LA PAROLA

Arido

L’aggettivo arido viene dal latino arĭdus, che a sua volta deriva dal verbo arere, “esser secco”.
La definizione di un simile fenomeno fisico si presta molto bene alla sua estensione semantica: l’aridità del clima rende infeconda la terra, così come l’aridità del cuore rende infeconda la vita dell’essere umano.

Per rendere coltivabile un terreno arido è necessario portarci l’acqua, fare molti sforzi fisici, curarlo con grande attenzione. Gli ambienti aridi infatti sono aree in cui la vegetazione scarseggia a causa del suolo secco e povero di humus, con un consistente substrato minerale di roccia, o più spesso pietre e sassi. L’assenza di copertura vegetale rende ancora più difficile la situazione: di giorno il sole non trova ostacoli e picchia implacabile, mentre al freddo della notte non c’è alcun riparo. Nonostante questo, ci sono specie vegetali ed animali che sono riuscite ad adattarsi. Le piante degli ambienti aridi e rupestri si trovano a dover affrontare una serie di problemi di sopravvivenza, primo fra tutti la scarsità di acqua. Il bilancio idrico è ulteriormente aggravato dall’esposizione al sole, che tende a far evaporare i liquidi interni della pianta: per contrastare la perdita d’acqua, le piante delle zone aride presentano vari adattamenti morfologici, quali ad esempio protezioni cerose che limitano la traspirazione e riflettono il sole. Le foglie sono coriacee e spesso hanno dimensioni ridotte, per limitare la superficie di traspirazione. Gli ambienti aridi e rupestri sono gli habitat maggiormente utilizzati dai rettili, che amano i luoghi caldi ed assolati. La loro situazione ideale è rappresentata da spazi semiaperti ben esposti al sole, nei quali vi sia un’alternanza di rocce, praticelli e macchie di arbusti.

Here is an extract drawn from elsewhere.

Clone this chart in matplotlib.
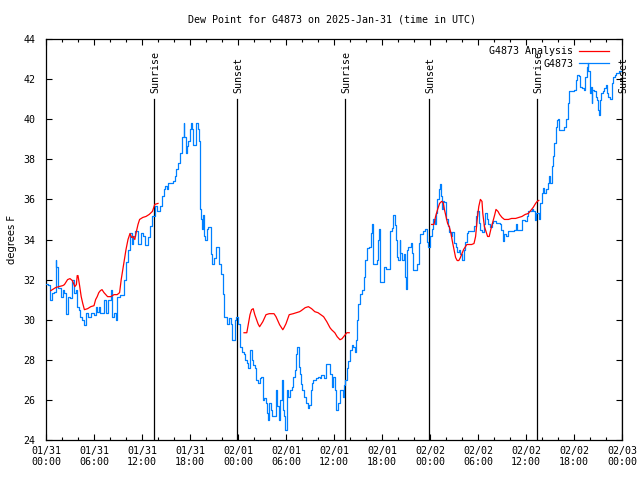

Anche della mente si dice che è arida, quando si trova nelle stesse condizioni degli habitat adatti ai rettili: poca idratazione – cioè poco arricchimento culturale, poche esperienze, poca fantasia, poca curiosità – ambiente inospitale, cioè chiuso, soffocante, senza libera circolazione d’aria e di idee. Anche qui vale lo stesso principio: l’aridità di cuore impedisce lo sviluppo armonioso della mente, limitandone l’apertura. Avete presente un covo di serpenti?

Un vento feroce si può abbattere sulle vite degli esseri umani, disseccandone la capacità di empatia, fiaccandone la resistenza emotiva in nome di un livello di performance stabilito a priori, da altri; giornate frenetiche di lavoro inaridiscono le vite e le menti degli adulti, competitive prove di abilità fiaccano il cuore dei più giovani, riempiono le loro giornate di classifiche, punteggi, disvalore.

Cresce il cuore solitario, l’appuntamento dall’analista, l’ansiolitico che ci salva l’orario di lavoro, l’isolamento in una gabbia di incertezze. Arido è il tempo che non prevede scambio, sosta, pensiero, che non prevede il tempo per l’affetto. Non è che il capitalismo, baby, dicono alcuni: l’arido vento che ci avvolge e rende improduttivi i nostri cuori e selvagge le nostre usanze.